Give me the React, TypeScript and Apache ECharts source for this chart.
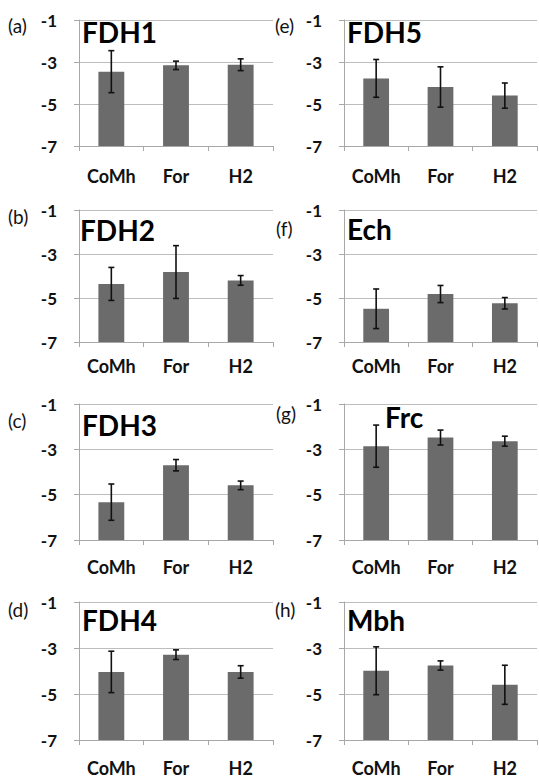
import React, { useEffect, useRef } from "react";
import * as echarts from "echarts";

const CATEGORIES = ["CoMh", "For", "H2"];
const Y_TICKS = [-7, -5, -3, -1];
const BASE = -7;

const PANEL_TAGS = ["(a)", "(b)", "(c)", "(d)", "(e)", "(f)", "(g)", "(h)"];
const PANEL_NAMES = ["FDH1", "FDH2", "FDH3", "FDH4", "FDH5", "Ech", "Frc", "Mbh"];

const FDH1 = [-3.46, -3.16, -3.13];
const FDH1_ERR = [1.0, 0.2, 0.28];
const FDH2 = [-4.36, -3.82, -4.2];
const FDH2_ERR = [0.75, 1.2, 0.22];
const FDH3 = [-5.33, -3.7, -4.59];
const FDH3_ERR = [0.8, 0.25, 0.19];
const FDH4 = [-4.04, -3.29, -4.04];
const FDH4_ERR = [0.9, 0.21, 0.27];
const FDH5 = [-3.78, -4.19, -4.6];
const FDH5_ERR = [0.9, 0.96, 0.6];
const ECH = [-5.49, -4.82, -5.24];
const ECH_ERR = [0.9, 0.39, 0.26];
const FRC = [-2.86, -2.48, -2.64];
const FRC_ERR = [0.93, 0.33, 0.22];
const MBH = [-3.99, -3.76, -4.6];
const MBH_ERR = [1.04, 0.2, 0.85];

const VALUES = [FDH1, FDH2, FDH3, FDH4, FDH5, ECH, FRC, MBH];
const ERRORS = [FDH1_ERR, FDH2_ERR, FDH3_ERR, FDH4_ERR, FDH5_ERR, ECH_ERR, FRC_ERR, MBH_ERR];

// layout
const COL_LEFT = [79, 344];
const COL_WIDTH = [194, 193];
const ROW_TOP = [20, 210, 404, 602];
const ROW_BOTTOM = [146, 342, 540, 740];
const ROW_LABEL_MARGIN = [21, 15, 18, 19];
const TAG_POS = [
  [8, 27], [8, 218], [8, 422], [8, 611],
  [275, 27], [276, 230], [276, 415], [275, 611],
];
const NAME_POS = [
  [82, 35], [80, 233], [82, 428], [82, 623],
  [347, 35], [347, 232], [385, 420], [347, 623],
];

const FONT = "Lato, 'Open Sans', 'Liberation Sans', sans-serif";

export default function App() {
  const ref = useRef<HTMLDivElement>(null);
  useEffect(() => {
    if (!ref.current) return;
    const chart = echarts.init(ref.current, null, { renderer: "svg" });
    const grids: any[] = [];
    const xAxes: any[] = [];
    const yAxes: any[] = [];
    const series: any[] = [];
    const graphics: any[] = [];
    for (let p = 0; p < 8; p++) {
      const col = Math.floor(p / 4);
      const row = p % 4;
      grids.push({
        left: COL_LEFT[col],
        width: COL_WIDTH[col],
        top: ROW_TOP[row],
        height: ROW_BOTTOM[row] - ROW_TOP[row],
        containLabel: false,
      });
      xAxes.push({
        type: "category",
        gridIndex: p,
        data: CATEGORIES,
        axisLine: { show: true, lineStyle: { color: "#a8a8a8", width: 1 } },
        axisTick: { show: true, length: 5, alignWithLabel: false, lineStyle: { color: "#a8a8a8" } },
        axisLabel: {
          interval: 0,
          margin: ROW_LABEL_MARGIN[row],
          fontFamily: FONT,
          fontWeight: "bold",
          fontSize: 18,
          color: "#111",
        },
        splitLine: { show: false },
      });
      yAxes.push({
        type: "value",
        gridIndex: p,
        min: Y_TICKS[0] - BASE,
        max: Y_TICKS[Y_TICKS.length - 1] - BASE,
        interval: 2,
        axisLine: { show: true, lineStyle: { color: "#a8a8a8", width: 1 } },
        axisTick: { show: true, length: 5, lineStyle: { color: "#a8a8a8" } },
        axisLabel: {
          margin: 22,
          fontFamily: FONT,
          fontWeight: "bold",
          fontSize: 17,
          color: "#111",
          formatter: (v: number) => String(v + BASE),
        },
        splitLine: { show: true, lineStyle: { color: "#bdbdbd", width: 1 } },
      });
      const vals = VALUES[p];
      const errs = ERRORS[p];
      series.push({
        type: "bar",
        xAxisIndex: p,
        yAxisIndex: p,
        data: vals.map((v) => v - BASE),
        barWidth: "40%",
        itemStyle: { color: "#6b6b6b" },
        silent: true,
      });
      series.push({
        type: "custom",
        xAxisIndex: p,
        yAxisIndex: p,
        z: 5,
        data: vals.map((v, i) => [i, v - BASE, errs[i]]),
        encode: { x: 0, y: 1 },
        renderItem: (params: any, api: any) => {
          const i = api.value(0);
          const v = api.value(1);
          const e = api.value(2);
          const top = api.coord([i, v + e]);
          const bot = api.coord([i, v - e]);
          const cap = 3;
          const style = { stroke: "#111", lineWidth: 1.6 };
          return {
            type: "group",
            children: [
              { type: "line", shape: { x1: top[0], y1: top[1], x2: bot[0], y2: bot[1] }, style },
              { type: "line", shape: { x1: top[0] - cap, y1: top[1], x2: top[0] + cap, y2: top[1] }, style },
              { type: "line", shape: { x1: bot[0] - cap, y1: bot[1], x2: bot[0] + cap, y2: bot[1] }, style },
            ],
          };
        },
      });
      graphics.push({
        type: "text",
        left: TAG_POS[p][0],
        top: TAG_POS[p][1] - 11,
        style: {
          text: PANEL_TAGS[p],
          fontFamily: FONT,
          fontSize: 19,
          fill: "#111",
        },
      });
      graphics.push({
        type: "text",
        left: NAME_POS[p][0],
        top: NAME_POS[p][1] - 17,
        z: 10,
        style: {
          text: PANEL_NAMES[p],
          fontFamily: FONT,
          fontWeight: "bold",
          fontSize: 28,
          fill: "#000",
        },
      });
    }
    chart.setOption({
      animation: false,
      backgroundColor: "#ffffff",
      grid: grids,
      xAxis: xAxes,
      yAxis: yAxes,
      series,
      graphic: graphics,
    });
    return () => chart.dispose();
  }, []);
  return (
    <div
      ref={ref}
      style={{ position: "fixed", left: 0, top: 0, width: 539, height: 778, background: "#fff" }}
    />
  );
}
============
__Required task__:
Everything from the first line of the listing above through the line that contains "const MBH_ERR = [1.04, 0.2, 0.85];" is to be restated word for word, minus the pictures.

__Task output__:
Give me the React, TypeScript and Apache ECharts source for this chart.
import React, { useEffect, useRef } from "react";
import * as echarts from "echarts";

const CATEGORIES = ["CoMh", "For", "H2"];
const Y_TICKS = [-7, -5, -3, -1];
const BASE = -7;

const PANEL_TAGS = ["(a)", "(b)", "(c)", "(d)", "(e)", "(f)", "(g)", "(h)"];
const PANEL_NAMES = ["FDH1", "FDH2", "FDH3", "FDH4", "FDH5", "Ech", "Frc", "Mbh"];

const FDH1 = [-3.46, -3.16, -3.13];
const FDH1_ERR = [1.0, 0.2, 0.28];
const FDH2 = [-4.36, -3.82, -4.2];
const FDH2_ERR = [0.75, 1.2, 0.22];
const FDH3 = [-5.33, -3.7, -4.59];
const FDH3_ERR = [0.8, 0.25, 0.19];
const FDH4 = [-4.04, -3.29, -4.04];
const FDH4_ERR = [0.9, 0.21, 0.27];
const FDH5 = [-3.78, -4.19, -4.6];
const FDH5_ERR = [0.9, 0.96, 0.6];
const ECH = [-5.49, -4.82, -5.24];
const ECH_ERR = [0.9, 0.39, 0.26];
const FRC = [-2.86, -2.48, -2.64];
const FRC_ERR = [0.93, 0.33, 0.22];
const MBH = [-3.99, -3.76, -4.6];
const MBH_ERR = [1.04, 0.2, 0.85];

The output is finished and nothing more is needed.